Si même l’Obs… un éditorial au vitriol de Pascal Riché

Photo : Ludovic Marin/POOL/AFP

Du temps de feu Rue89, j’avoue avoir éprouvé une grande satisfaction à travailler avec son rédacteur en chef, Pascal Riché. Depuis je me demandais ce qu’il avait fait pour s’égarer ainsi dans la galère de l’Obs.
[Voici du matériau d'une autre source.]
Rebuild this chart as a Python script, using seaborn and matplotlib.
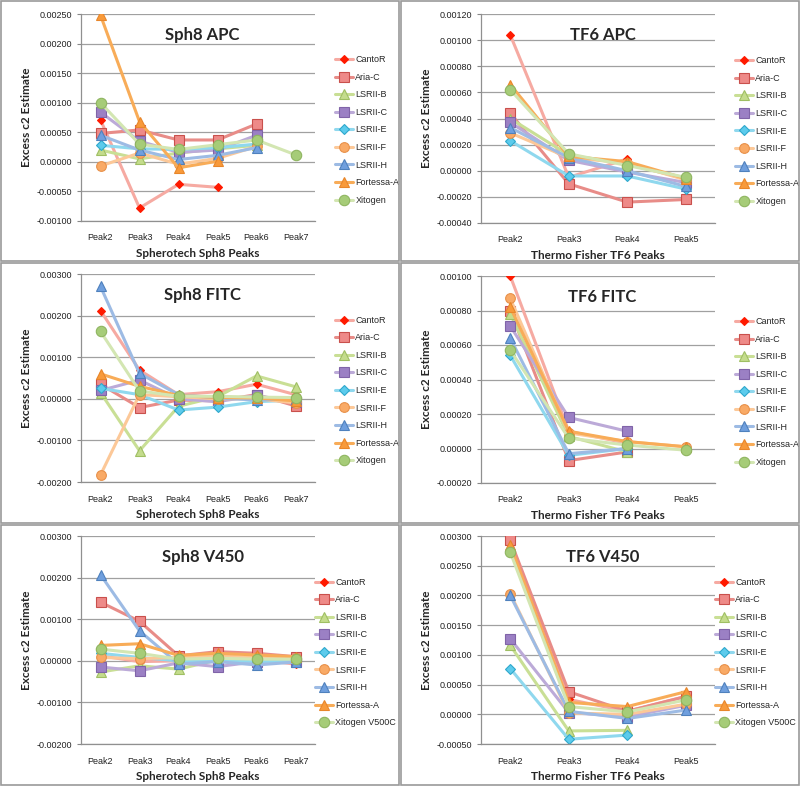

Et puis voici cet édito dont on ne peut critiquer que le titre un brin abscons pour le commun des lecteurs (une « dystopie » est une forme de récit de fiction, se déroulant dans une société imaginaire, visant à en dénoncer les défauts).


Ceci n’est pas une dystopie

Un prince qui pérore avec ses sages pendant que son chambellan convoque l’armée et les drones pour mater une révolte venue de la périphérie… Il flotte sur la France un petit parfum de roman d’anticipation.
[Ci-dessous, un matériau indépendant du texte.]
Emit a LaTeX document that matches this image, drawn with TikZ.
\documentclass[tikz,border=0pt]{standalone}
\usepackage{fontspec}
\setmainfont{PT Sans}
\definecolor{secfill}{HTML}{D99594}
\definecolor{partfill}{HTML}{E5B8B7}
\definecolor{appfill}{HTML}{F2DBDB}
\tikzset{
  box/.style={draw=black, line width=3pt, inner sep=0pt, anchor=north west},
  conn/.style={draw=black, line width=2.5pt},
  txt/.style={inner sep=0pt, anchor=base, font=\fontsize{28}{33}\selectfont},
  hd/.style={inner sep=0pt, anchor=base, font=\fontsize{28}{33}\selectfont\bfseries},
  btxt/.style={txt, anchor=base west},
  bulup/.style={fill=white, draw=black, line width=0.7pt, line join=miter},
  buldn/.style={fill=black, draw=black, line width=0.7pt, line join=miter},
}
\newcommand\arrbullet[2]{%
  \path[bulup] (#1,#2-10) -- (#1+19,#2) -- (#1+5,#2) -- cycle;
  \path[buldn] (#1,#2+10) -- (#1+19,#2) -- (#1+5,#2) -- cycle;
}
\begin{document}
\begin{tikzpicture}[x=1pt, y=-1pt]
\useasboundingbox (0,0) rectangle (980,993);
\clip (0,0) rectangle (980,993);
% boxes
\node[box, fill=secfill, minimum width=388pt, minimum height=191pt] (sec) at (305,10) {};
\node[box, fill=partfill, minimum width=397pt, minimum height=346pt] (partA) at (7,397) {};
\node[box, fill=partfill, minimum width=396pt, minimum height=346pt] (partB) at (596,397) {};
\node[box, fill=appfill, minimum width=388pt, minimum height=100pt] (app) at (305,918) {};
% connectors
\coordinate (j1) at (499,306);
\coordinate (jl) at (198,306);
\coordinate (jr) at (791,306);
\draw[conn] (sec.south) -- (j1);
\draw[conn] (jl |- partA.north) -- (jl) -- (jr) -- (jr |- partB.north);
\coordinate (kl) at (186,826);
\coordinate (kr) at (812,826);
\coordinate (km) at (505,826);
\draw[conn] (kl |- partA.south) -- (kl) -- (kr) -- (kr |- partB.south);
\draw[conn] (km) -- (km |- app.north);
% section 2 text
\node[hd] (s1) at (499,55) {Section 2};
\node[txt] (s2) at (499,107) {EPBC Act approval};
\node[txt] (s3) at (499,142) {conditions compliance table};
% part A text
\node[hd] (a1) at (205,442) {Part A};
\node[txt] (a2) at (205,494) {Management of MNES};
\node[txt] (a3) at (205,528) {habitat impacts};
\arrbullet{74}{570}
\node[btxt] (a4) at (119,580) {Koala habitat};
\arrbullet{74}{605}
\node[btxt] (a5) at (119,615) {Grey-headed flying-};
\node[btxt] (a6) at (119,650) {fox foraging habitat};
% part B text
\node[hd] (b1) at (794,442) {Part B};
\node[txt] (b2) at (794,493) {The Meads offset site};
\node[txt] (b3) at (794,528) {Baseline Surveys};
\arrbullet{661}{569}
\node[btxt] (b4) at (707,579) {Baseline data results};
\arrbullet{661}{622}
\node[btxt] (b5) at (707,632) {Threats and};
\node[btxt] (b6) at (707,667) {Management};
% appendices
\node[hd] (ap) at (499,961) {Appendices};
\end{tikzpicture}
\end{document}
Dans une très galaxie proche, très proche, un prince pérore pendant des heures avec 60 sages venus respectueusement lui présenter, au palais, leurs requêtes. Pendant ce temps, son loyal chambellan dresse les plans pour réduire une bonne fois pour toute la « révolte jaune » venue de la périphérie de la capitale, et mâter sa phalange la plus violente, le « Black Bloc », composée d’agitateurs furtifs, habillés de noir de pied en cap, reliés entre eux par messagerie cryptée. Ce mouvement dure depuis plusieurs mois, et rien ne semble en venir à bout. Pas même cette magnifique opération de libération nationale de la parole, dont le prince s’est proposé d’être lui-même le grand ordonnateur.
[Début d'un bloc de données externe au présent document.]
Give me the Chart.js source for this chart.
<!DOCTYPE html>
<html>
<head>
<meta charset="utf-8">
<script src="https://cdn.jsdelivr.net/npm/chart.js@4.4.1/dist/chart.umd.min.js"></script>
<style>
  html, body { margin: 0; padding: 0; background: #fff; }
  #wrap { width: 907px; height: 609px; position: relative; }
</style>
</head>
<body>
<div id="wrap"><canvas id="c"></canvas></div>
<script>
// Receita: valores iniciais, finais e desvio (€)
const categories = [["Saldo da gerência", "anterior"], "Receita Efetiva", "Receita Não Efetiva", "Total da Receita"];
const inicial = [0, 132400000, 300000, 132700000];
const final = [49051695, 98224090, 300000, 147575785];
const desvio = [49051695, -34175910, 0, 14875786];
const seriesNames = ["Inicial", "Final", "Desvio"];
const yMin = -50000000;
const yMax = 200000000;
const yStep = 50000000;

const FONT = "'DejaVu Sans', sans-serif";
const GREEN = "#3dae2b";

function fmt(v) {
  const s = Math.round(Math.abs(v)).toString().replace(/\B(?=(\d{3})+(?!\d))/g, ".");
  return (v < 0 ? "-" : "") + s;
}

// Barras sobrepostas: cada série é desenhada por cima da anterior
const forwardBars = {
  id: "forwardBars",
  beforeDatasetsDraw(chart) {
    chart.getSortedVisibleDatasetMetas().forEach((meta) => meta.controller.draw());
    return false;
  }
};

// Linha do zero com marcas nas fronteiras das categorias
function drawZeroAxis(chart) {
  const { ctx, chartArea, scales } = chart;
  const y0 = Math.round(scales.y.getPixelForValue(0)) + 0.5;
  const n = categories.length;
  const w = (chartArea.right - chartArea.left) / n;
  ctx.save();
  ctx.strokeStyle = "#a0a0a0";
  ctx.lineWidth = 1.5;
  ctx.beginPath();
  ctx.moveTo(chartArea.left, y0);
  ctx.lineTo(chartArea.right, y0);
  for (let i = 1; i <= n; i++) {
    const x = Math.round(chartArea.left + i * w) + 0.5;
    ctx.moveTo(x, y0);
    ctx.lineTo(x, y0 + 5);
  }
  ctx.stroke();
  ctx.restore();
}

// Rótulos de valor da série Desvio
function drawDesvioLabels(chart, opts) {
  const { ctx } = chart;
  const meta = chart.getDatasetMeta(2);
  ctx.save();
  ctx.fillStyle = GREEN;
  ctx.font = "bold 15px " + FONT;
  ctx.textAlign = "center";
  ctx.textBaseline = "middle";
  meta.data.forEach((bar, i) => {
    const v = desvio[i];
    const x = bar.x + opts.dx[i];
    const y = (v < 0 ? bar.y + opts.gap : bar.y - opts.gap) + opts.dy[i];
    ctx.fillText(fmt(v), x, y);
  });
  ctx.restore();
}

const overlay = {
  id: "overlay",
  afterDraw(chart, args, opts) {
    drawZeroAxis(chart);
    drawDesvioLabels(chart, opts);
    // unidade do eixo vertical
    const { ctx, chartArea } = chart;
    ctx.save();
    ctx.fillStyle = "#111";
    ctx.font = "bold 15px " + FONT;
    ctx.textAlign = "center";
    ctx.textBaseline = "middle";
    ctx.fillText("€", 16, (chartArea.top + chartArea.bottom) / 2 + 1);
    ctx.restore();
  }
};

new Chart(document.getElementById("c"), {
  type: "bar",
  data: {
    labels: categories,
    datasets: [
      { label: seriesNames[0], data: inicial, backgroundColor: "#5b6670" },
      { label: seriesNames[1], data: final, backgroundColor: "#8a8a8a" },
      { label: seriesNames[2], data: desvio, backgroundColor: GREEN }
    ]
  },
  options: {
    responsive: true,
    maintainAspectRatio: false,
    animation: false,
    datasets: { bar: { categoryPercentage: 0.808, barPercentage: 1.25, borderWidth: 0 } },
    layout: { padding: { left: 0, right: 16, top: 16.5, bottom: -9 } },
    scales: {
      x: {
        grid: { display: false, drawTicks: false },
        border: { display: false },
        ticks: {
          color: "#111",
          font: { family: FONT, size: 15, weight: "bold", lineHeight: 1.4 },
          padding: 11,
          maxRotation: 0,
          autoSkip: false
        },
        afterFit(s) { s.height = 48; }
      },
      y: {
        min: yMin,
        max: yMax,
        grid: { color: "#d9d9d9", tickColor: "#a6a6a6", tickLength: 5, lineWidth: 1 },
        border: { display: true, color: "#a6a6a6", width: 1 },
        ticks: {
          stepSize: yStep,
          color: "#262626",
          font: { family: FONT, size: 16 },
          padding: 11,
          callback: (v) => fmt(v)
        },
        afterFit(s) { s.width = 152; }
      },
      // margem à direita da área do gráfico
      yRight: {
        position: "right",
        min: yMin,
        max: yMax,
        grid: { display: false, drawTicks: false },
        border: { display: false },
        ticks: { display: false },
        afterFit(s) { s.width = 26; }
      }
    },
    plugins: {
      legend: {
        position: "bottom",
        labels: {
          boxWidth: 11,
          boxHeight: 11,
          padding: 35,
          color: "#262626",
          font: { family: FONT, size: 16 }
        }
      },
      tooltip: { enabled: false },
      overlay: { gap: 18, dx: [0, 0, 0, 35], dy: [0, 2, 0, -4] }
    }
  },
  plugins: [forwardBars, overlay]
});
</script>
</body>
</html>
Que faire ? Les ministres du prince déploient les grands moyens. Des drones décolleront pour surveiller les révoltés ; des arrestations préventives seront organisées ; des « marqueurs » liquides, invisibles et indélébiles, sont projetés sur les insurgés les plus redoutés… Un ministre de la police affirme : « S’il le faut, nous interpellerons massivement. » On réquisitionne l’armée pour protéger les bâtiments officiels et les boutiques de luxe de la capitale. Le luxe, n’est-ce pas le symbole ultime du pays, ce qui fait sa réputation dans la galaxie ? Mais on rassure la population : la Mission Sentinelle « ne participera pas au maintien de l’ordre », elle « n’ouvrira pas le feu ». L’armée, c’est la paix !

Pour justifier toutes ces mesures martiales, le monarque et ses ministres évoquent la nécessaire défense de la démocratie et de la liberté, un discours que relaient avec ferveur des hommes-troncs dans les petits appareils portatifs greffés sur chaque citoyen. L’un d’eux évoque la possibilité d’utiliser des stades pour parquer les manifestants violents…

Dans leurs uniformes noirs, les dingos du « Black Bloc », en coulisse,  jubilent : leur objectif, exposer le caractère répressif par essence de ce « régime-au-service-du-capital », est sur le point d’être atteint. Le Prince a-t-il enclenché un engrenage dont il ne pourra plus sortir ? À suivre.